The problem is even when you have real life people moderating you have exactly the same problems sometimes. Particularly when that moderation depends on the moderators personal opinions rather than objective rules.

All that said I still havent heard a good argument of why we even need any moderation at all outside of some edge cases.

@freemo I disagree:

"Moderate (v)

review (examination papers, results, or candidates) in relation to an agreed standard so as to ensure consistency of marking."

There is no agreed standard. There's the arbitrary imposition of rules devised by a closed ideological system.
Take a look at the Twitter Rules and quote me the passage where "cunt" is "hateful conduct". It's not there. But the puritan writing the code was offended by the word, apparently, so here we are.

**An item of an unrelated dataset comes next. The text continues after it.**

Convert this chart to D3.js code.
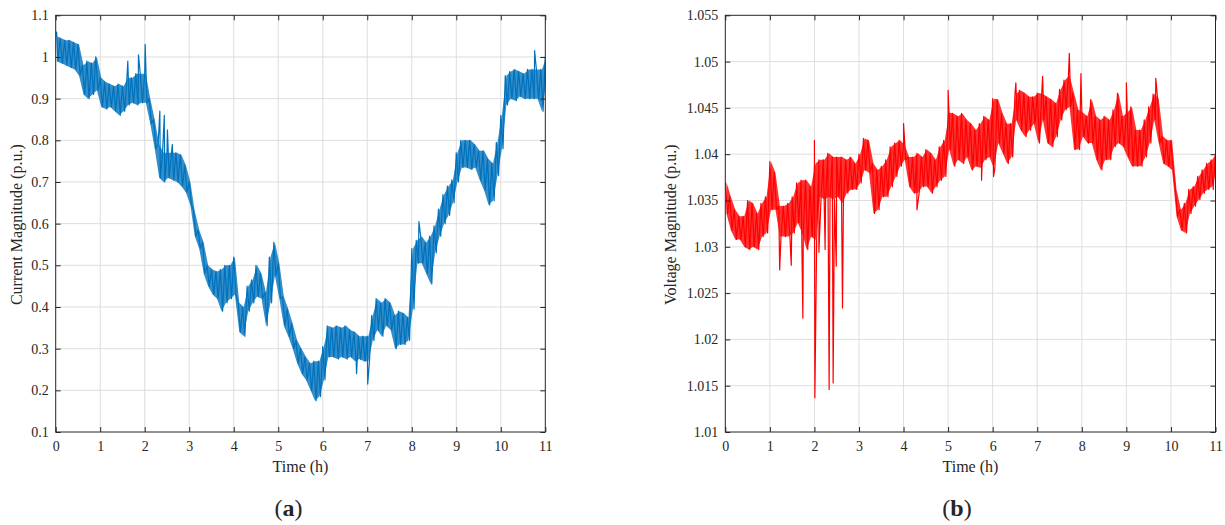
<!DOCTYPE html>
<html>
<head>
<meta charset="utf-8">
<script src="https://cdn.jsdelivr.net/npm/d3@7"></script>
<style>
body { margin: 0; background: #fff; }
svg { display: block; }
text { font-family: "Liberation Serif", "Times New Roman", serif; fill: #262626; }
</style>
</head>
<body>
<svg width="1225" height="525"></svg>
<script>
// Sample times (h), one every 0.1 h
var hours = [0,0.1,0.2,0.3,0.4,0.5,0.6,0.7,0.8,0.9,1,1.1,1.2,1.3,1.4,1.5,1.6,1.7,1.8,1.9,2,2.1,2.2,2.3,2.4,2.5,2.6,2.7,2.8,2.9,
  3,3.1,3.2,3.3,3.4,3.5,3.6,3.7,3.8,3.9,4,4.1,4.2,4.3,4.4,4.5,4.6,4.7,4.8,4.9,5,5.1,5.2,5.3,5.4,5.5,5.6,5.7,5.8,5.9,
  6,6.1,6.2,6.3,6.4,6.5,6.6,6.7,6.8,6.9,7,7.1,7.2,7.3,7.4,7.5,7.6,7.7,7.8,7.9,8,8.1,8.2,8.3,8.4,8.5,8.6,8.7,8.8,8.9,
  9,9.1,9.2,9.3,9.4,9.5,9.6,9.7,9.8,9.9,10,10.1,10.2,10.3,10.4,10.5,10.6,10.7,10.8,10.9,11];

// (a) current magnitude: upper and lower edge of the noisy trace
var currentHi = [1.05,1.045,1.04,1.04,1.035,1.03,0.98,0.99,0.985,1.0,
  0.95,0.94,0.935,0.93,0.935,0.93,0.95,0.95,0.96,0.96,
  0.96,0.90,0.85,0.79,0.77,0.77,0.77,0.77,0.765,0.74,
  0.70,0.63,0.585,0.555,0.50,0.49,0.485,0.49,0.50,0.50,
  0.52,0.41,0.40,0.45,0.465,0.50,0.48,0.435,0.52,0.555,
  0.505,0.425,0.395,0.36,0.32,0.30,0.28,0.265,0.27,0.27,
  0.305,0.355,0.35,0.355,0.35,0.355,0.345,0.34,0.33,0.33,
  0.33,0.38,0.42,0.41,0.42,0.41,0.38,0.39,0.385,0.375,
  0.54,0.56,0.57,0.555,0.57,0.595,0.635,0.67,0.69,0.705,
  0.77,0.80,0.80,0.80,0.79,0.775,0.775,0.755,0.745,0.795,
  0.86,0.955,0.965,0.97,0.965,0.96,0.97,0.97,0.97,0.97,
  1.0];
var currentLo = [0.99,0.985,0.98,0.975,0.97,0.955,0.91,0.90,0.91,0.92,
  0.88,0.875,0.88,0.87,0.86,0.87,0.885,0.89,0.885,0.89,
  0.89,0.84,0.78,0.71,0.70,0.71,0.705,0.70,0.69,0.675,
  0.645,0.57,0.54,0.48,0.45,0.43,0.42,0.39,0.41,0.42,
  0.43,0.34,0.33,0.39,0.41,0.425,0.42,0.355,0.41,0.475,
  0.42,0.355,0.33,0.30,0.265,0.24,0.225,0.20,0.175,0.185,
  0.225,0.28,0.28,0.275,0.28,0.275,0.28,0.27,0.275,0.27,
  0.27,0.32,0.345,0.33,0.355,0.345,0.30,0.31,0.31,0.32,
  0.395,0.505,0.505,0.48,0.455,0.53,0.57,0.60,0.62,0.65,
  0.70,0.735,0.735,0.73,0.735,0.705,0.68,0.645,0.655,0.715,
  0.78,0.885,0.90,0.895,0.905,0.90,0.90,0.90,0.90,0.87,
  0.945];
var currentSpikeT = [0.02, 1.62, 1.86, 2.01, 2.34, 2.44, 2.51, 2.62, 6.76, 7.01, 8.16, 10.76];
var currentSpikeV = [1.06, 0.99, 1.005, 1.03, 0.87, 0.86, 0.825, 0.79, 0.24, 0.215, 0.605, 1.015];

// (b) voltage magnitude
var voltageHi = [1.037,1.0354,1.034,1.0333,1.0333,1.035,1.0347,1.0336,1.0347,1.0354,
  1.0392,1.038,1.0344,1.0344,1.0347,1.0354,1.0369,1.0372,1.0372,1.0365,
  1.039,1.0394,1.0394,1.0401,1.0397,1.0397,1.0397,1.0394,1.0397,1.039,
  1.040,1.0417,1.0415,1.039,1.0383,1.0387,1.0394,1.0408,1.0412,1.0415,
  1.041,1.0397,1.0397,1.0401,1.0397,1.0405,1.0401,1.0394,1.0408,1.0415,
  1.0445,1.0444,1.0441,1.0444,1.0437,1.0433,1.0426,1.0433,1.0441,1.0437,
  1.0460,1.0459,1.0444,1.0433,1.0433,1.0465,1.0469,1.0466,1.0462,1.0462,
  1.0466,1.0465,1.0462,1.0459,1.0455,1.0470,1.0480,1.0485,1.0466,1.0448,
  1.0445,1.0441,1.0459,1.0441,1.0437,1.0441,1.0437,1.0448,1.0466,1.0441,
  1.0445,1.0451,1.0426,1.0426,1.0437,1.0451,1.0465,1.0460,1.0419,1.0415,
  1.0415,1.0362,1.034,1.0347,1.0362,1.0365,1.0376,1.0383,1.039,1.0394,
  1.0401];
var voltageLo = [1.0336,1.0318,1.0308,1.0308,1.030,1.0297,1.030,1.0297,1.0311,1.0315,
  1.034,1.034,1.0311,1.0311,1.0311,1.0315,1.0326,1.0315,1.0297,1.0311,
  1.0307,1.0354,1.0351,1.0354,1.0351,1.0354,1.0347,1.0358,1.0362,1.0362,
  1.0369,1.0383,1.038,1.0336,1.034,1.0354,1.0354,1.0365,1.0376,1.0387,
  1.0394,1.0365,1.0358,1.0358,1.0365,1.0365,1.0358,1.0365,1.0372,1.0376,
  1.0405,1.0387,1.0394,1.039,1.0397,1.0383,1.0387,1.0385,1.0394,1.0397,
  1.0385,1.0412,1.0401,1.039,1.0397,1.0437,1.0426,1.0419,1.0426,1.0433,
  1.0412,1.0437,1.0412,1.0408,1.0419,1.0437,1.0448,1.0451,1.0405,1.0405,
  1.0419,1.0412,1.0412,1.0394,1.0383,1.0394,1.0394,1.0408,1.0412,1.0408,
  1.0397,1.0387,1.0387,1.0387,1.0397,1.0412,1.0437,1.0412,1.039,1.0387,
  1.0383,1.0333,1.0318,1.0315,1.0336,1.0344,1.0351,1.0358,1.0362,1.0365,
  1.0383];
var voltageSpikeT = [1.22, 1.48, 1.74, 2.0, 2.01, 2.10, 2.24, 2.33, 2.42, 2.49, 2.63, 4.0, 4.3, 5.0, 5.75,
  6.02, 6.52, 7.12, 7.72, 7.98, 9.0, 9.66, 10.95];
var voltageSpikeV = [1.0275, 1.028, 1.0223, 1.0415, 1.0137, 1.0294, 1.0297, 1.0146, 1.0153, 1.0279, 1.0234, 1.0433, 1.034, 1.0469, 1.0372,
  1.0376, 1.0477, 1.0484, 1.0509, 1.0487, 1.0477, 1.0482, 1.0362];

// Axis ticks and labels
var timeTicks = [0,1,2,3,4,5,6,7,8,9,10,11];
var currentTicks = [0.1,0.2,0.3,0.4,0.5,0.6,0.7,0.8,0.9,1,1.1];
var currentTickLabels = ["0.1","0.2","0.3","0.4","0.5","0.6","0.7","0.8","0.9","1","1.1"];
var voltageTicks = [1.01,1.015,1.02,1.025,1.03,1.035,1.04,1.045,1.05,1.055];
var voltageTickLabels = ["1.01","1.015","1.02","1.025","1.03","1.035","1.04","1.045","1.05","1.055"];

var svg = d3.select("svg");
var plotTop = 15.3, plotBottom = 432;

// zigzag trace: high edge, low edge, plus single-sample spikes
function buildTrace(hi, lo, spT, spV){
  var pts = [];
  for (var i = 0; i < hours.length; i++){
    pts.push([hours[i], hi[i]]);
    pts.push([hours[i] + 0.05, lo[i]]);
  }
  for (var j = 0; j < spT.length; j++){
    pts.push([spT[j], spV[j]]);
  }
  pts.sort(function(a, b){ return a[0] - b[0]; });
  return pts;
}

function drawPanel(opt){
  var x = d3.scaleLinear().domain([0, 11]).range([opt.left, opt.right]);
  var y = d3.scaleLinear().domain(opt.yDomain).range([plotBottom, plotTop]);
  var g = svg.append("g");
  var w = opt.right - opt.left, h = plotBottom - plotTop;

  // grid
  g.append("g").selectAll("line").data(timeTicks.slice(1, -1)).join("line")
    .attr("x1", function(d){ return x(d); }).attr("x2", function(d){ return x(d); })
    .attr("y1", plotTop).attr("y2", plotBottom)
    .attr("stroke", "#dedede").attr("stroke-width", 1);
  g.append("g").selectAll("line").data(opt.yTicks.slice(1, -1)).join("line")
    .attr("x1", opt.left).attr("x2", opt.right)
    .attr("y1", function(d){ return y(d); }).attr("y2", function(d){ return y(d); })
    .attr("stroke", "#dedede").attr("stroke-width", 1);

  // data: band between the edges, then the zigzag and spikes on top
  g.append("clipPath").attr("id", opt.id + "clip").append("rect")
    .attr("x", opt.left).attr("y", plotTop).attr("width", w).attr("height", h);
  var band = d3.area()
    .x(function(d, i){ return x(hours[i] + 0.025); })
    .y0(function(d, i){ return y(opt.lo[i]); })
    .y1(function(d, i){ return y(opt.hi[i]); });
  g.append("path")
    .attr("clip-path", "url(#" + opt.id + "clip)")
    .attr("d", band(hours))
    .attr("fill", opt.color).attr("fill-opacity", 0.8).attr("stroke", "none");
  var line = d3.line().x(function(d){ return x(d[0]); }).y(function(d){ return y(d[1]); });
  g.append("path")
    .attr("clip-path", "url(#" + opt.id + "clip)")
    .attr("d", line(buildTrace(opt.hi, opt.lo, opt.spT, opt.spV)))
    .attr("fill", "none").attr("stroke", opt.color).attr("stroke-width", 1.2)
    .attr("stroke-linejoin", "round");

  // axes, ticks pointing inward on all four sides
  var fmtY = function(d, i){ return opt.yLabels[i]; };
  var bottom = g.append("g").attr("transform", "translate(0," + plotBottom + ")")
    .call(d3.axisBottom(x).tickValues(timeTicks).tickSize(-5).tickPadding(9).tickFormat(d3.format("d")));
  var top = g.append("g").attr("transform", "translate(0," + plotTop + ")")
    .call(d3.axisTop(x).tickValues(timeTicks).tickSize(-5).tickFormat(""));
  var left = g.append("g").attr("transform", "translate(" + opt.left + ",0)")
    .call(d3.axisLeft(y).tickValues(opt.yTicks).tickSize(-5).tickPadding(7).tickFormat(fmtY));
  var right = g.append("g").attr("transform", "translate(" + opt.right + ",0)")
    .call(d3.axisRight(y).tickValues(opt.yTicks).tickSize(-5).tickFormat(""));
  [bottom, top, left, right].forEach(function(a){
    a.select(".domain").remove();
    a.selectAll("line").attr("stroke", "#262626");
    a.selectAll("text").attr("font-size", 14).attr("font-family", "Liberation Serif, serif").attr("fill", "#262626");
  });
  g.append("rect").attr("x", opt.left).attr("y", plotTop).attr("width", w).attr("height", h)
    .attr("fill", "none").attr("stroke", "#262626").attr("stroke-width", 1);

  // labels
  g.append("text").attr("x", (opt.left + opt.right) / 2).attr("y", 472)
    .attr("text-anchor", "middle").attr("font-size", 16).text("Time (h)");
  g.append("text").attr("transform", "translate(" + opt.yLabelX + "," + ((plotTop + plotBottom) / 2 + 1) + ") rotate(-90)")
    .attr("text-anchor", "middle").attr("font-size", 16).text(opt.yTitle);
  var cap = g.append("text").attr("x", opt.capX).attr("y", 516)
    .attr("text-anchor", "middle").attr("font-size", 24);
  cap.append("tspan").text("(");
  cap.append("tspan").attr("font-weight", "bold").text(opt.capLetter);
  cap.append("tspan").text(")");
}

drawPanel({id: "a", left: 55.7, right: 545.3, yDomain: [0.1, 1.1], yTicks: currentTicks, yLabels: currentTickLabels,
  hi: currentHi, lo: currentLo, spT: currentSpikeT, spV: currentSpikeV, color: "#0072BD",
  yTitle: "Current Magnitude (p.u.)", yLabelX: 22, capX: 288.5, capLetter: "a"});
drawPanel({id: "b", left: 725.3, right: 1215.5, yDomain: [1.01, 1.055], yTicks: voltageTicks, yLabels: voltageTickLabels,
  hi: voltageHi, lo: voltageLo, spT: voltageSpikeT, spV: voltageSpikeV, color: "#FF0000",
  yTitle: "Voltage Magnitude (p.u.)", yLabelX: 676, capX: 957, capLetter: "b"});
</script>
</body>
</html>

@OutOnTheMoors Technically that is true of Mastodon as well. The rules are almost never explicit and are up to the owners whim from one day to the next.

@freemo Possibly. I did shifts as a moderator of the online forum of the newspaper I worked for in the early 2000s, when it was listed by Forbes as one of the top 200 websites in the world. (It's still very highly rated - I no longer work there.) I do understand the concept, and I'm comfortable with there being boundaries on behaviour.